70 men from Canada received the Victoria Cross, Britain’s highest award for gallantry, during the First World
War. As part of the Centenary Commemorations the people of the United Kingdom marked their gratitude to
those courageous men by presenting a bronze memorial plaque to their home country engraved with their
names. The plaque is now displayed at the British High Commission Ottawa. This archive tells their stories.
Name: Robert Edward Cruickshank
DOB: 17 June 1988
Place of Birth: Winnipeg, Canada
Date of Action: 1 May 1918
Place of Action: Jordan River, Palestine
Regiment: London Scottish
Robert Cruickshank was born on 17 June 1888 in Winnipeg, Canada, but moved to England with his family when young. He worked as a salesman but, upon the outbreak of the First World War, he volunteered initially for the Royal Flying Corps before transferring to the London Scottish Regiment of the British Army. He was wounded during the Battle of the Somme and was later sent to the Middle East.
Private Cruickshank was awarded his Victoria Cross for his bravery on 1 May 1918 at the River Jordan in Palestine when he volunteered to take a message to headquarters after his platoon came under heavy fire. His citation states:
The platoon to which Private Cruickshank belonged came under very heavy rifle and machine-gun fire at short range and was led down a steep bank into a wadi, most of the men being hit before they reached the bottom.
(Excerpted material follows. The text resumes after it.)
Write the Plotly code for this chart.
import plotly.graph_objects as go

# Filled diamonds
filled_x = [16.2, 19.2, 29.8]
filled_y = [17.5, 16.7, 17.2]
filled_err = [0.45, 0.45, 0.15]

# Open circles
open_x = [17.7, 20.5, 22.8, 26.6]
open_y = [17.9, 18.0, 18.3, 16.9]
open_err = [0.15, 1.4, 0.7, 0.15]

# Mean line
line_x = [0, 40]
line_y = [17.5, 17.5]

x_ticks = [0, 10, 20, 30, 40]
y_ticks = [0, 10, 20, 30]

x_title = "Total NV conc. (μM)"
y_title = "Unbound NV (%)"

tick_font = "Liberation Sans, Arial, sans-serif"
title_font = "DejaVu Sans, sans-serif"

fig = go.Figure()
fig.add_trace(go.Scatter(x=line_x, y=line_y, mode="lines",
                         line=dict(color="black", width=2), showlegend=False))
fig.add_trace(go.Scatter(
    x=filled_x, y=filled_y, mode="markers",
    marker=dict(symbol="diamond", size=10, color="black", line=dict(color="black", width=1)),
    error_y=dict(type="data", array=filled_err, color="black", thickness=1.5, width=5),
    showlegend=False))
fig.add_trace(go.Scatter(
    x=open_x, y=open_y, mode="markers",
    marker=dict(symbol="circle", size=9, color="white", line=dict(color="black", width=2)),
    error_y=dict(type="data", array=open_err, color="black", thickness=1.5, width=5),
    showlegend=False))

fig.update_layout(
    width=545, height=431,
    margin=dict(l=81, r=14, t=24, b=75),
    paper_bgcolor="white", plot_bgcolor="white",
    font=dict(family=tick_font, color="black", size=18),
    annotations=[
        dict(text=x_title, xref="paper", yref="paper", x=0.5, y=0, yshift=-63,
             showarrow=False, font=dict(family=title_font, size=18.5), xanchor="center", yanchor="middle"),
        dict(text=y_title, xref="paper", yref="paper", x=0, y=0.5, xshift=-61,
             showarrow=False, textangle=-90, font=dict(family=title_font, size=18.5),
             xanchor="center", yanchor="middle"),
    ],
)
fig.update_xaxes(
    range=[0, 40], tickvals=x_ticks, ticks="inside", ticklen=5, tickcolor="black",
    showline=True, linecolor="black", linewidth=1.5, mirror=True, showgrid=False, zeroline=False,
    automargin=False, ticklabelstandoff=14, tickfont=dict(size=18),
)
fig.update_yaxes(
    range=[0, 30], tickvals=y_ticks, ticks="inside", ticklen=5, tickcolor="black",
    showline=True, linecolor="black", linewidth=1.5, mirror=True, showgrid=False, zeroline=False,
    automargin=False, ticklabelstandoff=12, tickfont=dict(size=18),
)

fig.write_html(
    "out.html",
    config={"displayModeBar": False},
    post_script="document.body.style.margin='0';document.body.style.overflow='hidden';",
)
Immediately after reaching the bottom of the wadi the officer in command was shot dead, and the sergeant who then took over command sent a runner back to Company Headquarters asking for support, but was mortally wounded almost immediately after; the corporal having in the meantime been killed, the only remaining N.C.O. (a lance-corporal), believing the first messenger to have been killed, called for a volunteer to take a second message back. Private Cruickshank immediately responded and rushed up the slope, but was hit and rolled back into the wadi bottom. He again rose and rushed up the slope, but, being again wounded, rolled back into the wadi. After his wounds had been dressed he rushed a third time up the slope and again fell badly wounded. Being now unable to stand he rolled himself back amid a hail of bullets. His wounds were now of such a nature as to preclude him making any further attempt and he lay all day in a dangerous position, being sniped at and again wounded where he lay. He displayed the utmost valour and endurance, and was cheerful and uncomplaining throughout.
Private Cruickshank returned to England a hero, married and resumed work in the field of sales. In the Second World War, he served in the Home Guard. He died in 1961 in England.